• TASK BRIEF:
Can you transcribe every line exactly and leave the pictures behind?

• DATA SECTION:
============================================================

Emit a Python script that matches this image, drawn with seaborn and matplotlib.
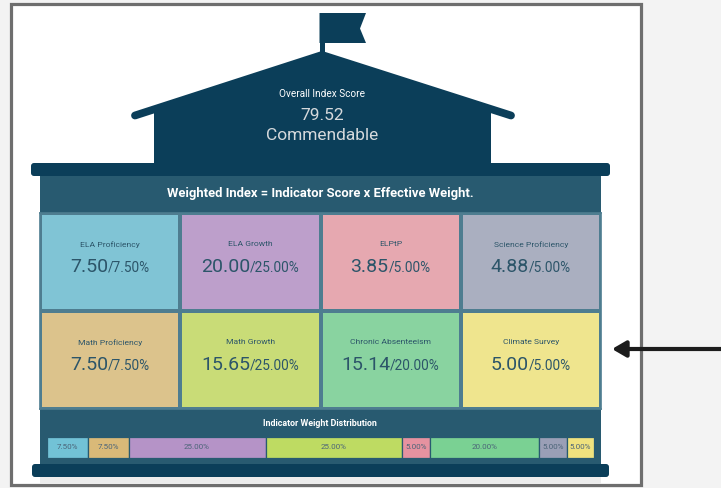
import numpy as np
import pandas as pd
import seaborn as sns
import matplotlib
matplotlib.use("Agg")
import matplotlib.pyplot as plt
from matplotlib.colors import ListedColormap
from matplotlib.patches import Rectangle, Polygon, FancyBboxPatch
from matplotlib.transforms import ScaledTranslation

# ---------------- data ----------------
overall_title = "Overall Index Score"
overall_score = 79.52
overall_rating = "Commendable"
header_text = "Weighted Index = Indicator Score x Effective Weight."
dist_title = "Indicator Weight Distribution"

indicators = ["ELA Proficiency", "ELA Growth", "ELPtP", "Science Proficiency",
              "Math Proficiency", "Math Growth", "Chronic Absenteeism", "Climate Survey"]
scores = [7.50, 20.00, 3.85, 4.88, 7.50, 15.65, 15.14, 5.00]
weights = [7.50, 25.00, 5.00, 5.00, 7.50, 25.00, 20.00, 5.00]
tile_colors = ["#80c4d5", "#bd9fcb", "#e6a8b0", "#aaafc0",
               "#dcc38c", "#c9dc77", "#89d3a0", "#efe58e"]

dist_order = ["ELA Proficiency", "Math Proficiency", "ELA Growth", "Math Growth",
              "ELPtP", "Chronic Absenteeism", "Science Proficiency", "Climate Survey"]
dist_colors = ["#72c2d6", "#d9b978", "#b593c7", "#bedb62",
               "#e692a0", "#7ad193", "#9a9fb6", "#efe27e"]

# ---------------- style ----------------
sns.set_theme(style="white")
plt.rcParams["font.family"] = ["Roboto", "DejaVu Sans"]

NAVY = "#0b3e59"
BODY = "#285a70"
TILE_EDGE = "#4e7d90"
TXT = "#2c5569"

W, H = 721, 488
fig = plt.figure(figsize=(W / 100, H / 100), dpi=100, facecolor="#f3f3f3")
bg = fig.add_axes([0, 0, 1, 1])
bg.set_xlim(0, W)
bg.set_ylim(H, 0)
bg.axis("off")
bg.set_facecolor("none")

# frame
bg.add_patch(Rectangle((11, 4), 630, 481, facecolor="white", edgecolor="#6e6e6e", lw=2.3, zorder=1))
bg.add_patch(Rectangle((40, 477), 561, 6.5, facecolor="#ececec", edgecolor="none", zorder=1.5))

# flag
bg.add_patch(Rectangle((319.5, 13), 5.5, 44, facecolor=NAVY, edgecolor="none", zorder=2))
bg.add_patch(Polygon([(319.5, 13), (366, 13), (360, 28.5), (366, 43), (319.5, 43)],
                     closed=True, facecolor=NAVY, edgecolor="none", zorder=2))
# roof
bg.add_patch(Polygon([(154, 164), (154, 108), (322, 54), (491, 108), (491, 164)],
                     closed=True, facecolor=NAVY, edgecolor="none", zorder=2))
bg.plot([135, 322, 511], [115.5, 55, 115.5], color=NAVY, lw=5.6,
        solid_capstyle="round", solid_joinstyle="miter", zorder=2)

bg.text(322, 94, overall_title, ha="center", va="center", color="white",
        fontsize=7.2, zorder=3)
bg.text(322, 115, f"{overall_score:.2f}", ha="center", va="center", color="#d5d9dc",
        fontsize=12.5, zorder=3)
bg.text(322, 136, overall_rating, ha="center", va="center", color="#d5d9dc",
        fontsize=12.5, zorder=3)

# body, cornice, base
bg.add_patch(Rectangle((40, 175), 561, 292, facecolor=BODY, edgecolor="none", zorder=2))
bg.add_patch(FancyBboxPatch((31, 163), 579, 13, boxstyle="round,pad=0,rounding_size=3",
                            facecolor=NAVY, edgecolor="none", zorder=3))
bg.add_patch(FancyBboxPatch((32, 464), 577, 13, boxstyle="round,pad=0,rounding_size=3",
                            facecolor=NAVY, edgecolor="none", zorder=3))
bg.text(320, 193, header_text, ha="center", va="center", color="white",
        fontsize=9.4, fontweight="bold", zorder=3)
bg.text(320, 423, dist_title, ha="center", va="center", color="white",
        fontsize=6.4, fontweight="bold", zorder=3)

# arrow
bg.annotate("", xy=(612, 349), xytext=(722, 349),
            arrowprops=dict(arrowstyle="-|>,head_length=0.55,head_width=0.32", lw=3,
                            color="#1c1c1c", mutation_scale=15, shrinkA=0, shrinkB=0),
            zorder=4)

# ---------------- tiles via seaborn heatmap ----------------
tile_ax = fig.add_axes([40 / W, (H - 409) / H, 561 / W, 196 / H])
grid = pd.DataFrame(np.arange(8).reshape(2, 4))
sns.heatmap(grid, ax=tile_ax, cmap=ListedColormap(tile_colors), vmin=-0.5, vmax=7.5,
            cbar=False, linewidths=1.6, linecolor=TILE_EDGE, xticklabels=False,
            yticklabels=False)
for sp in tile_ax.spines.values():
    sp.set_visible(True)
    sp.set_color(TILE_EDGE)
    sp.set_linewidth(1.2)

fig.canvas.draw()
renderer = fig.canvas.get_renderer()
for k, name in enumerate(indicators):
    r, c = divmod(k, 4)
    cx, cy = c + 0.5, r + 0.5
    tile_ax.text(cx, cy - 0.18, name, ha="center", va="center", color=TXT,
                 fontsize=6.1)
    big = tile_ax.text(cx, cy + 0.10, f"{scores[k]:.2f}", ha="left", va="baseline",
                       color=TXT, fontsize=14)
    small = tile_ax.text(cx, cy + 0.10, f"/{weights[k]:.2f}%", ha="left", va="baseline",
                         color=TXT, fontsize=9.8)
    w1 = big.get_window_extent(renderer).width
    w2 = small.get_window_extent(renderer).width
    tot = w1 + w2
    big.set_transform(tile_ax.transData + ScaledTranslation(-tot / 2 / fig.dpi, 0, fig.dpi_scale_trans))
    small.set_transform(tile_ax.transData + ScaledTranslation((-tot / 2 + w1) / fig.dpi, 0, fig.dpi_scale_trans))

# ---------------- weight distribution stacked bar ----------------
bar_ax = fig.add_axes([46.5 / W, (H - 458) / H, 547.5 / W, 21.5 / H])
dist_w = [weights[indicators.index(n)] for n in dist_order]
lefts = np.concatenate([[0], np.cumsum(dist_w)[:-1]])
bar_ax.barh([0] * len(dist_w), dist_w, left=lefts, height=1.0, color=dist_colors,
            edgecolor=BODY, linewidth=0.9)
for l, w in zip(lefts, dist_w):
    bar_ax.text(l + w / 2, 0, f"{w:.2f}%", ha="center", va="center", color="#4b6478", fontsize=5.8)
bar_ax.set_xlim(0, sum(dist_w))
bar_ax.set_ylim(-0.5, 0.5)
bar_ax.axis("off")

fig.savefig("out.png", dpi=100, facecolor=fig.get_facecolor())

============================================================

• WORKED SOLUTION:
Emit a Python script that matches this image, drawn with seaborn and matplotlib.
import numpy as np
import pandas as pd
import seaborn as sns
import matplotlib
matplotlib.use("Agg")
import matplotlib.pyplot as plt
from matplotlib.colors import ListedColormap
from matplotlib.patches import Rectangle, Polygon, FancyBboxPatch
from matplotlib.transforms import ScaledTranslation

# ---------------- data ----------------
overall_title = "Overall Index Score"
overall_score = 79.52
overall_rating = "Commendable"
header_text = "Weighted Index = Indicator Score x Effective Weight."
dist_title = "Indicator Weight Distribution"

indicators = ["ELA Proficiency", "ELA Growth", "ELPtP", "Science Proficiency",
              "Math Proficiency", "Math Growth", "Chronic Absenteeism", "Climate Survey"]
scores = [7.50, 20.00, 3.85, 4.88, 7.50, 15.65, 15.14, 5.00]
weights = [7.50, 25.00, 5.00, 5.00, 7.50, 25.00, 20.00, 5.00]
tile_colors = ["#80c4d5", "#bd9fcb", "#e6a8b0", "#aaafc0",
               "#dcc38c", "#c9dc77", "#89d3a0", "#efe58e"]

dist_order = ["ELA Proficiency", "Math Proficiency", "ELA Growth", "Math Growth",
              "ELPtP", "Chronic Absenteeism", "Science Proficiency", "Climate Survey"]
dist_colors = ["#72c2d6", "#d9b978", "#b593c7", "#bedb62",
               "#e692a0", "#7ad193", "#9a9fb6", "#efe27e"]

# ---------------- style ----------------
sns.set_theme(style="white")
plt.rcParams["font.family"] = ["Roboto", "DejaVu Sans"]

NAVY = "#0b3e59"
BODY = "#285a70"
TILE_EDGE = "#4e7d90"
TXT = "#2c5569"

W, H = 721, 488
fig = plt.figure(figsize=(W / 100, H / 100), dpi=100, facecolor="#f3f3f3")
bg = fig.add_axes([0, 0, 1, 1])
bg.set_xlim(0, W)
bg.set_ylim(H, 0)
bg.axis("off")
bg.set_facecolor("none")

# frame
bg.add_patch(Rectangle((11, 4), 630, 481, facecolor="white", edgecolor="#6e6e6e", lw=2.3, zorder=1))
bg.add_patch(Rectangle((40, 477), 561, 6.5, facecolor="#ececec", edgecolor="none", zorder=1.5))

# flag
bg.add_patch(Rectangle((319.5, 13), 5.5, 44, facecolor=NAVY, edgecolor="none", zorder=2))
bg.add_patch(Polygon([(319.5, 13), (366, 13), (360, 28.5), (366, 43), (319.5, 43)],
                     closed=True, facecolor=NAVY, edgecolor="none", zorder=2))
# roof
bg.add_patch(Polygon([(154, 164), (154, 108), (322, 54), (491, 108), (491, 164)],
                     closed=True, facecolor=NAVY, edgecolor="none", zorder=2))
bg.plot([135, 322, 511], [115.5, 55, 115.5], color=NAVY, lw=5.6,
        solid_capstyle="round", solid_joinstyle="miter", zorder=2)

bg.text(322, 94, overall_title, ha="center", va="center", color="white",
        fontsize=7.2, zorder=3)
bg.text(322, 115, f"{overall_score:.2f}", ha="center", va="center", color="#d5d9dc",
        fontsize=12.5, zorder=3)
bg.text(322, 136, overall_rating, ha="center", va="center", color="#d5d9dc",
        fontsize=12.5, zorder=3)

# body, cornice, base
bg.add_patch(Rectangle((40, 175), 561, 292, facecolor=BODY, edgecolor="none", zorder=2))
bg.add_patch(FancyBboxPatch((31, 163), 579, 13, boxstyle="round,pad=0,rounding_size=3",
                            facecolor=NAVY, edgecolor="none", zorder=3))
bg.add_patch(FancyBboxPatch((32, 464), 577, 13, boxstyle="round,pad=0,rounding_size=3",
                            facecolor=NAVY, edgecolor="none", zorder=3))
bg.text(320, 193, header_text, ha="center", va="center", color="white",
        fontsize=9.4, fontweight="bold", zorder=3)
bg.text(320, 423, dist_title, ha="center", va="center", color="white",
        fontsize=6.4, fontweight="bold", zorder=3)

# arrow
bg.annotate("", xy=(612, 349), xytext=(722, 349),
            arrowprops=dict(arrowstyle="-|>,head_length=0.55,head_width=0.32", lw=3,
                            color="#1c1c1c", mutation_scale=15, shrinkA=0, shrinkB=0),
            zorder=4)

# ---------------- tiles via seaborn heatmap ----------------
tile_ax = fig.add_axes([40 / W, (H - 409) / H, 561 / W, 196 / H])
grid = pd.DataFrame(np.arange(8).reshape(2, 4))
sns.heatmap(grid, ax=tile_ax, cmap=ListedColormap(tile_colors), vmin=-0.5, vmax=7.5,
            cbar=False, linewidths=1.6, linecolor=TILE_EDGE, xticklabels=False,
            yticklabels=False)
for sp in tile_ax.spines.values():
    sp.set_visible(True)
    sp.set_color(TILE_EDGE)
    sp.set_linewidth(1.2)

fig.canvas.draw()
renderer = fig.canvas.get_renderer()
for k, name in enumerate(indicators):
    r, c = divmod(k, 4)
    cx, cy = c + 0.5, r + 0.5
    tile_ax.text(cx, cy - 0.18, name, ha="center", va="center", color=TXT,
                 fontsize=6.1)
    big = tile_ax.text(cx, cy + 0.10, f"{scores[k]:.2f}", ha="left", va="baseline",
                       color=TXT, fontsize=14)
    small = tile_ax.text(cx, cy + 0.10, f"/{weights[k]:.2f}%", ha="left", va="baseline",
                         color=TXT, fontsize=9.8)
    w1 = big.get_window_extent(renderer).width
    w2 = small.get_window_extent(renderer).width
    tot = w1 + w2
    big.set_transform(tile_ax.transData + ScaledTranslation(-tot / 2 / fig.dpi, 0, fig.dpi_scale_trans))
    small.set_transform(tile_ax.transData + ScaledTranslation((-tot / 2 + w1) / fig.dpi, 0, fig.dpi_scale_trans))

# ---------------- weight distribution stacked bar ----------------
bar_ax = fig.add_axes([46.5 / W, (H - 458) / H, 547.5 / W, 21.5 / H])
dist_w = [weights[indicators.index(n)] for n in dist_order]
lefts = np.concatenate([[0], np.cumsum(dist_w)[:-1]])
bar_ax.barh([0] * len(dist_w), dist_w, left=lefts, height=1.0, color=dist_colors,
            edgecolor=BODY, linewidth=0.9)
for l, w in zip(lefts, dist_w):
    bar_ax.text(l + w / 2, 0, f"{w:.2f}%", ha="center", va="center", color="#4b6478", fontsize=5.8)
bar_ax.set_xlim(0, sum(dist_w))
bar_ax.set_ylim(-0.5, 0.5)
bar_ax.axis("off")

fig.savefig("out.png", dpi=100, facecolor=fig.get_facecolor())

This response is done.